Canon Rev Ed Saville believes David Cameron’s government is “stirring up” ill feeling against the “undeserving poor” as part of its crackdown on state handouts.
The former Rural Dean of Pendle and vicar at St Luke’s in Brierfield is a leading figure on Blackburn Diocese’s board of responsibility. And the veteran minister was the author of a report last year exposing a north-south divide on poverty levels. He has spoken out as the government seeks to ensure that the total amount of benefit payments do not exceed the average working wage.
Canon Saville said: “They are stirring things up through the media, trying to whip up these feelings against the ‘undeserving poor’.
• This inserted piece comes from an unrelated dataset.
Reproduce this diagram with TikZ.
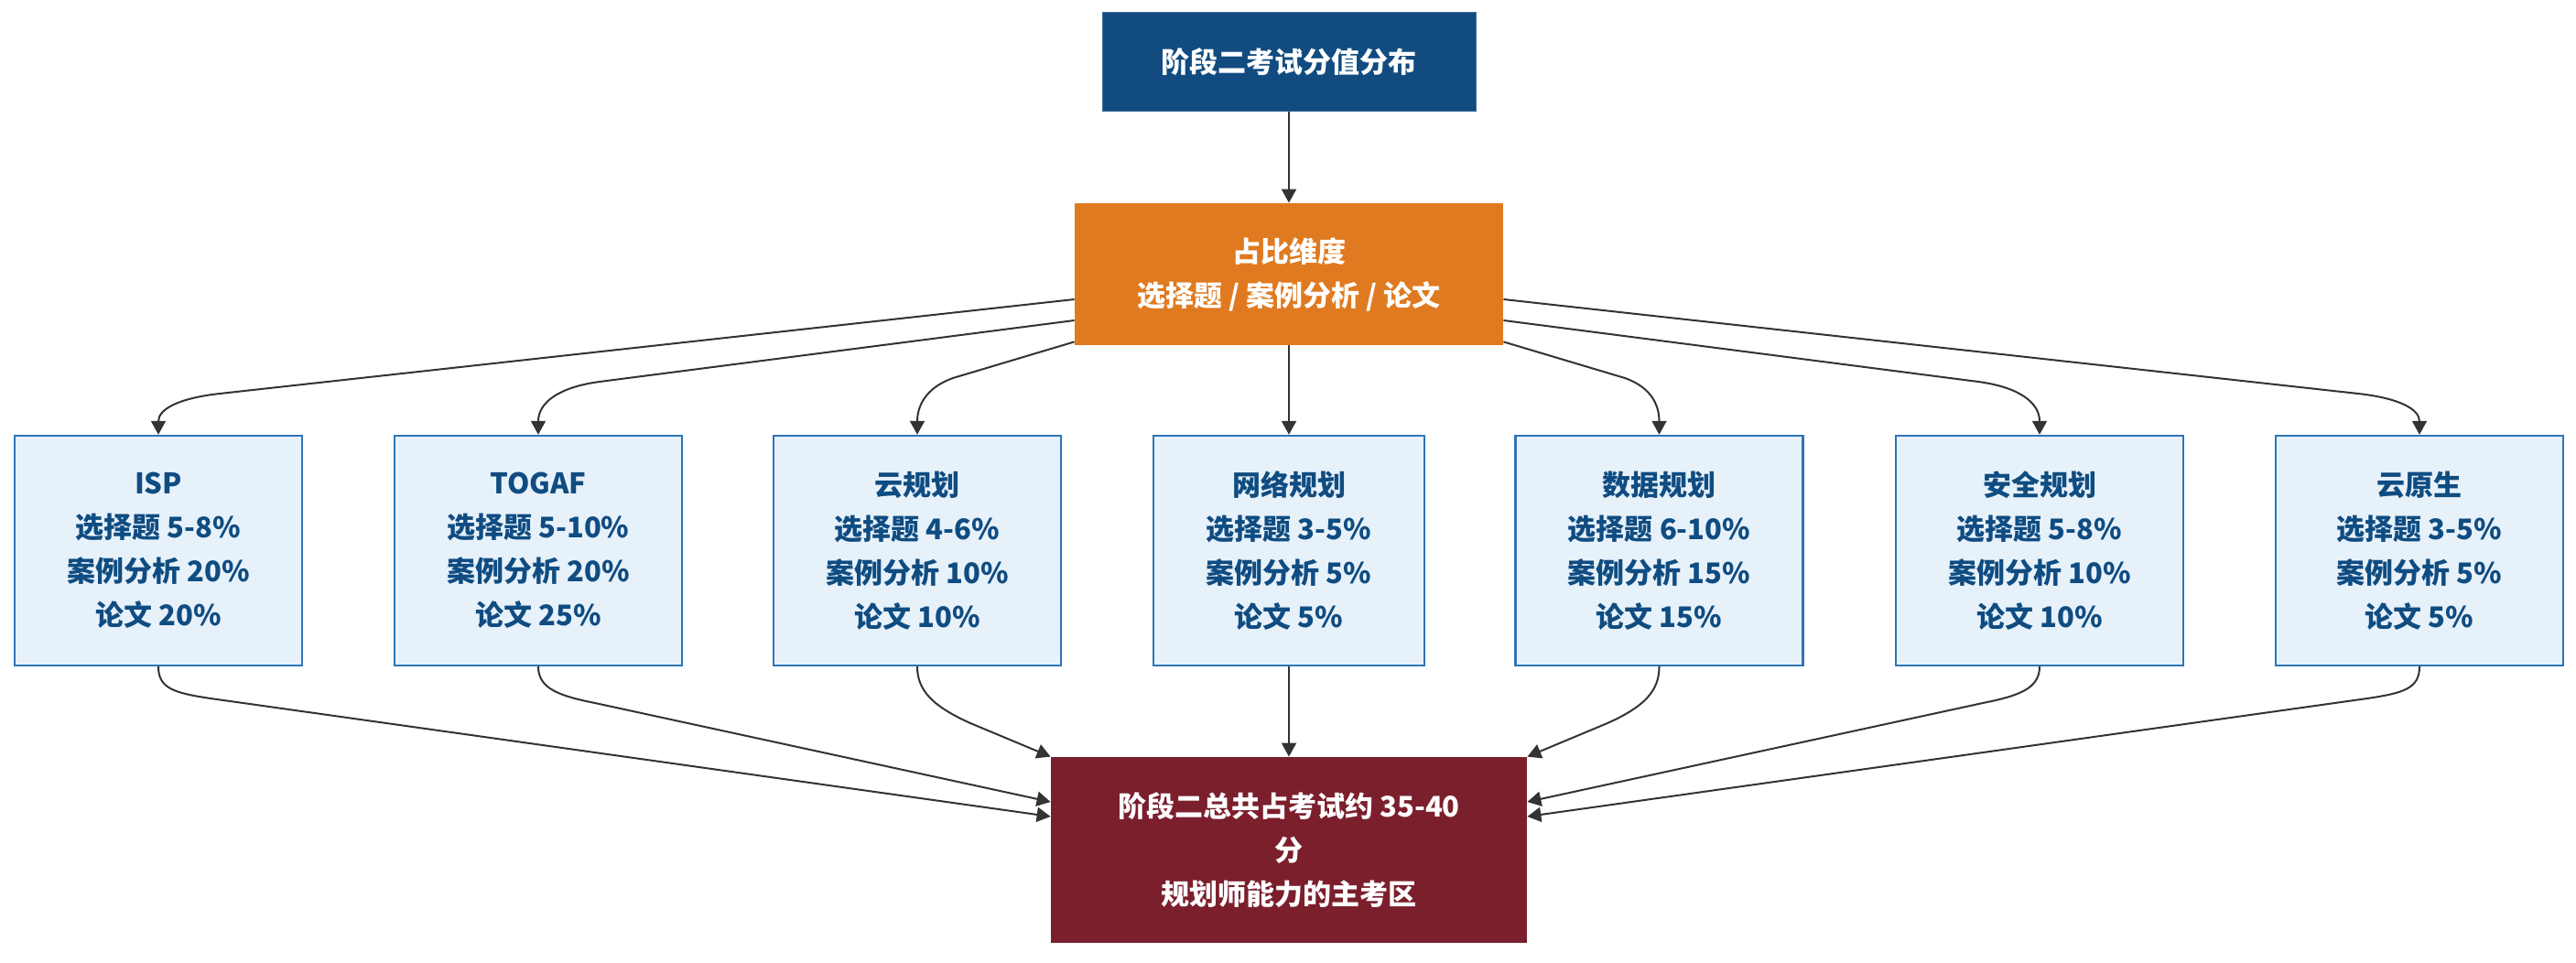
\documentclass[tikz,border=0pt]{standalone}
\usepackage{fontspec}
\setmainfont{Noto Sans CJK SC}
\usetikzlibrary{arrows.meta,calc}
\definecolor{topblue}{RGB}{17,75,128}
\definecolor{midorange}{RGB}{224,122,32}
\definecolor{boxfill}{RGB}{231,241,250}
\definecolor{boxborder}{RGB}{46,117,182}
\definecolor{boxtext}{RGB}{15,76,129}
\definecolor{maroon}{RGB}{123,31,45}
\definecolor{arrowgray}{RGB}{51,51,51}
\begin{document}
\begin{tikzpicture}[x=0.5pt,y=-0.5pt,
  every node/.style={inner sep=0pt, align=center, font=\bfseries\fontsize{15.5}{24}\selectfont},
  topbox/.style={fill=topblue, draw=topblue!80!white, line width=0.5pt, text=white, minimum width=204pt, minimum height=54pt},
  midbox/.style={fill=midorange, text=white, minimum width=234pt, minimum height=77.5pt},
  catbox/.style={fill=boxfill, draw=boxborder, line width=1.2pt, text=boxtext, minimum width=157pt, minimum height=125.5pt},
  botbox/.style={fill=maroon, text=white, minimum width=260pt, minimum height=101.5pt},
  arr/.style={draw=arrowgray, line width=1pt, -{Triangle[length=7.5pt,width=8pt]}}
]
\useasboundingbox (0,0) rectangle (2814,1052);

\node[topbox] (top) at (1408,68) {阶段二考试分值分布};
\node[midbox] (orange) at (1408,299.5) {占比维度\\选择题 / 案例分析 / 论文};

\node[catbox] (isp) at (173,601.5) {ISP\\选择题 5-8\%\\案例分析 20\%\\论文 20\%};
\node[catbox] (togaf) at (588,601.5) {TOGAF\\选择题 5-10\%\\案例分析 20\%\\论文 25\%};
\node[catbox] (cloud) at (1002,601.5) {云规划\\选择题 4-6\%\\案例分析 10\%\\论文 10\%};
\node[catbox, minimum width=148pt] (net) at (1408,601.5) {网络规划\\选择题 3-5\%\\案例分析 5\%\\论文 5\%};
\node[catbox] (data) at (1812.5,601.5) {数据规划\\选择题 6-10\%\\案例分析 15\%\\论文 15\%};
\node[catbox] (sec) at (2228,601.5) {安全规划\\选择题 5-8\%\\案例分析 10\%\\论文 10\%};
\node[catbox] (cn) at (2643,601.5) {云原生\\选择题 3-5\%\\案例分析 5\%\\论文 5\%};

\node[botbox] (bot) at (1408,928.5) {阶段二总共占考试约 35-40\\分\\规划师能力的主考区};

% top to orange
\draw[arr] (top) -- (orange);

% orange to categories
\draw[arr] ([yshift=-13.75pt]orange.west) -- (240,430) .. controls (195,435) and (173,447) .. (isp);
\draw[arr] ([yshift=-25.25pt]orange.west) -- (655,417) .. controls (610,423) and (588,440) .. (togaf);
\draw[arr] ([yshift=2pt]orange.south west) -- (1041,413) .. controls (1010,424) and (1002,445) .. (cloud);
\draw[arr] (orange) -- (net);
\draw[arr] ([yshift=2pt]orange.south east) -- (1775,413) .. controls (1806,424) and (1812.5,445) .. (data);
\draw[arr] ([yshift=-25.25pt]orange.east) -- (2161,417) .. controls (2206,423) and (2228,440) .. (sec);
\draw[arr] ([yshift=-13.75pt]orange.east) -- (2576,430) .. controls (2621,435) and (2643,447) .. (cn);

% categories to bottom
\draw[arr] (isp) .. controls (173,752) and (190,757) .. (230,763) -- ([yshift=18.25pt]bot.west);
\draw[arr] (togaf) .. controls (588,752) and (610,760) .. (650,768) -- ([yshift=26.25pt]bot.west);
\draw[arr] (cloud) .. controls (1002,755) and (1020,772) .. (1060,790) -- (bot.north west);
\draw[arr] (net) -- (bot);
\draw[arr] (data) .. controls (1812.5,755) and (1796,772) .. (1756,790) -- (bot.north east);
\draw[arr] (sec) .. controls (2228,752) and (2206,760) .. (2166,768) -- ([yshift=26.25pt]bot.east);
\draw[arr] (cn) .. controls (2643,752) and (2626,757) .. (2586,763) -- ([yshift=18.25pt]bot.east);
\end{tikzpicture}
\end{document}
“When you see where all these benefit changes are taking place then there is more than half a billion pounds, around £520million, which is being taken out of the Lancashire economy.” His report for the Church Urban Fund in May 2012 detailed how parishes like St Barnabas in Blackburn, and St Mark’s and St Andrew with St Margaret in Burnley, were among the most deprived in the UK.
The canon’s attack is not the first by a senior East Lancashire minister on Coalition priorities.
The former Bishop of Blackburn, the Right Rev Nicholas Reade, not only questioned Mr Cameron’s ‘Big Society’ crusade but later condemned the amount of government cuts to youth services.